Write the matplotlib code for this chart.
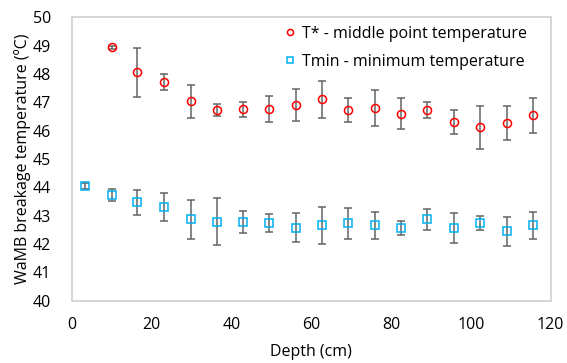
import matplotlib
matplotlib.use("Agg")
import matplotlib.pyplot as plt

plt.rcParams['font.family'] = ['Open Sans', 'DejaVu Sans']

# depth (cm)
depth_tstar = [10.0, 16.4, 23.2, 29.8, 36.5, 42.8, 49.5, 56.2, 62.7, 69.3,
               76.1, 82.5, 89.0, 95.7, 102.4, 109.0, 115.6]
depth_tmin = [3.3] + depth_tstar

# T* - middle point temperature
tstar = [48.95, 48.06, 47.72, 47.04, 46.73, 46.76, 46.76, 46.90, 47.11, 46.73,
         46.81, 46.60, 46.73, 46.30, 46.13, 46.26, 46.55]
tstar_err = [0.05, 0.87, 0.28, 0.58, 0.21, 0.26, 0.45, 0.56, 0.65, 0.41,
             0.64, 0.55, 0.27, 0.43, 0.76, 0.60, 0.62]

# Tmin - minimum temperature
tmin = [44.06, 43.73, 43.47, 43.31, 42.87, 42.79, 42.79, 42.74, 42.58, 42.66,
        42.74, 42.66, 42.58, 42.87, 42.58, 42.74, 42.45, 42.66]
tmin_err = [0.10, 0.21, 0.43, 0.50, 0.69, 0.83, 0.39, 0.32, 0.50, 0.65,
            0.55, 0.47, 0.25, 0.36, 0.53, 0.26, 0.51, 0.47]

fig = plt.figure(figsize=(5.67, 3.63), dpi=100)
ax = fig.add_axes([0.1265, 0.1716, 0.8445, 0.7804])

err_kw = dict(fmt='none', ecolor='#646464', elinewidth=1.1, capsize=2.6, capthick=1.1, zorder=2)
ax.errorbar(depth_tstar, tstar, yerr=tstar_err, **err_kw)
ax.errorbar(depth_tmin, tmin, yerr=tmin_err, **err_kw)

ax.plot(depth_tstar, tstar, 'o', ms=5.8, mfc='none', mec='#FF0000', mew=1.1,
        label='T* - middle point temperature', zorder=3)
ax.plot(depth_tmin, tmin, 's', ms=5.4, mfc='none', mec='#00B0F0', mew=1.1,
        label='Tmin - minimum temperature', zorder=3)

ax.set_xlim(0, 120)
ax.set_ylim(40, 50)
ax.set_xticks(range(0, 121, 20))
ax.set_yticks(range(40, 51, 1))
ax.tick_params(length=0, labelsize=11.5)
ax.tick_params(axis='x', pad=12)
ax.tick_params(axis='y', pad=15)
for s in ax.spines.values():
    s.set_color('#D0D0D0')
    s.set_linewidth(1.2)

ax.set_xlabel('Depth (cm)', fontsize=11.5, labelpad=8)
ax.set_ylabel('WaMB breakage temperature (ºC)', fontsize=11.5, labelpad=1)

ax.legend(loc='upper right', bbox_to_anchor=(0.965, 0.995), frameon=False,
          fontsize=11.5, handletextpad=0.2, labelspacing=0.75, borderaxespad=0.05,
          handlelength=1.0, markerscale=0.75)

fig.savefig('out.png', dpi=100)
#####
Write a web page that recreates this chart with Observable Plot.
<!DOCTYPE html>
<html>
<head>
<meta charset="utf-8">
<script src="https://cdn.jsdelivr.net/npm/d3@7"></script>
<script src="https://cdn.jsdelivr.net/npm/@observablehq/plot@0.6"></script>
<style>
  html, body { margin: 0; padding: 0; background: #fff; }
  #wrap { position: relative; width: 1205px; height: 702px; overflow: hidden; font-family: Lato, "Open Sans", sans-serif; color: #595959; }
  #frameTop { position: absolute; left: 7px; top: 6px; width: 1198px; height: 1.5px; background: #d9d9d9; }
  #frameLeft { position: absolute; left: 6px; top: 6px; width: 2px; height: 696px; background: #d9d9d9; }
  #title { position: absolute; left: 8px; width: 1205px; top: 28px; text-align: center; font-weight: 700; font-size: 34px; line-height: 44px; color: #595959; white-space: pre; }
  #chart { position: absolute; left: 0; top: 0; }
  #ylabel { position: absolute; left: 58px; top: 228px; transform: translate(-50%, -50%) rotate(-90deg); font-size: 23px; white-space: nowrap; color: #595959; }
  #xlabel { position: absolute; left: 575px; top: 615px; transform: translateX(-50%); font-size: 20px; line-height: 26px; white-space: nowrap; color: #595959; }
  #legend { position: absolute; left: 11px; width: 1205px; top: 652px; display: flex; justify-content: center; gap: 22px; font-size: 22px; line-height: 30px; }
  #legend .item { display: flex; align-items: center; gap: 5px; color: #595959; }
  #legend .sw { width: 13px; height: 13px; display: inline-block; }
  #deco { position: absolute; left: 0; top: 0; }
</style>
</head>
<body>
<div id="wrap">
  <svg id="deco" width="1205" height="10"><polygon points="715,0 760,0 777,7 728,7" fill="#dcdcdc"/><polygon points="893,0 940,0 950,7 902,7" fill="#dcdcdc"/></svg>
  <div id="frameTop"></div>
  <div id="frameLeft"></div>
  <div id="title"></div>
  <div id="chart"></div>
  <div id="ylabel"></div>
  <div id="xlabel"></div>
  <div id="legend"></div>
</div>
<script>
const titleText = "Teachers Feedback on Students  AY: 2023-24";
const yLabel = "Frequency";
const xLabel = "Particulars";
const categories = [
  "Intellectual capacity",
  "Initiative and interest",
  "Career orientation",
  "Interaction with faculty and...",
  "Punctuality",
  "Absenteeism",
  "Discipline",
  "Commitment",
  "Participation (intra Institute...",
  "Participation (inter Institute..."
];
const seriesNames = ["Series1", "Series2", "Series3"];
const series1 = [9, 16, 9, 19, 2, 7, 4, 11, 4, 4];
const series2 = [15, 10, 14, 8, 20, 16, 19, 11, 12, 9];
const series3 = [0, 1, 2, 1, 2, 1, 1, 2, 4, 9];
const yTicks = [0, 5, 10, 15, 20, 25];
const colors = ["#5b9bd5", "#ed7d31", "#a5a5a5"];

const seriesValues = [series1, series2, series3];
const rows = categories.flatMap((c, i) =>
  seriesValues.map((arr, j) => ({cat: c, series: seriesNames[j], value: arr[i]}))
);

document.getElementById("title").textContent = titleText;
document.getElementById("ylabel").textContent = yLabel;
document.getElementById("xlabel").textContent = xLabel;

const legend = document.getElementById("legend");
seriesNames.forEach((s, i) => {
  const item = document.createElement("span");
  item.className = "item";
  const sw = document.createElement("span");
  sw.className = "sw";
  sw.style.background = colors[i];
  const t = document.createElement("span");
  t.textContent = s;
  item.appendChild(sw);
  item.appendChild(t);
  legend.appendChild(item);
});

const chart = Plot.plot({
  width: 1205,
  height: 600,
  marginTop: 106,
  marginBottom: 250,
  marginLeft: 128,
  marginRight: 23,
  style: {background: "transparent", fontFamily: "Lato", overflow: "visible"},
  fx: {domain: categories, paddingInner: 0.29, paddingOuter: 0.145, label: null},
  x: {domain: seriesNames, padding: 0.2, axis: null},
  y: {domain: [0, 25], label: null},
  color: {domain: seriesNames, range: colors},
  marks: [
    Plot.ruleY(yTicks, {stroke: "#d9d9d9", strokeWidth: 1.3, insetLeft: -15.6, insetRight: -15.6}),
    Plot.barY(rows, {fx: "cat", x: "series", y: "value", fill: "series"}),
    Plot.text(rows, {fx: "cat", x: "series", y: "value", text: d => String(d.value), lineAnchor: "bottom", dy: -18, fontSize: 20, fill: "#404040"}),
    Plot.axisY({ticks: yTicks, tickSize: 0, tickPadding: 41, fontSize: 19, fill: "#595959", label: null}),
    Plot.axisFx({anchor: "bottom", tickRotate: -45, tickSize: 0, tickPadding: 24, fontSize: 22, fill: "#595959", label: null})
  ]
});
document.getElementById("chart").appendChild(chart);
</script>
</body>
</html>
#####
SHORT TASK. Go up to the line with "Write the matplotlib code for this chart." and retype exactly from there through the line with "depth_tmin = [3.3] + depth_tstar". Leave out pictures.

COMPLETE ANSWER.
Write the matplotlib code for this chart.
import matplotlib
matplotlib.use("Agg")
import matplotlib.pyplot as plt

plt.rcParams['font.family'] = ['Open Sans', 'DejaVu Sans']

# depth (cm)
depth_tstar = [10.0, 16.4, 23.2, 29.8, 36.5, 42.8, 49.5, 56.2, 62.7, 69.3,
               76.1, 82.5, 89.0, 95.7, 102.4, 109.0, 115.6]
depth_tmin = [3.3] + depth_tstar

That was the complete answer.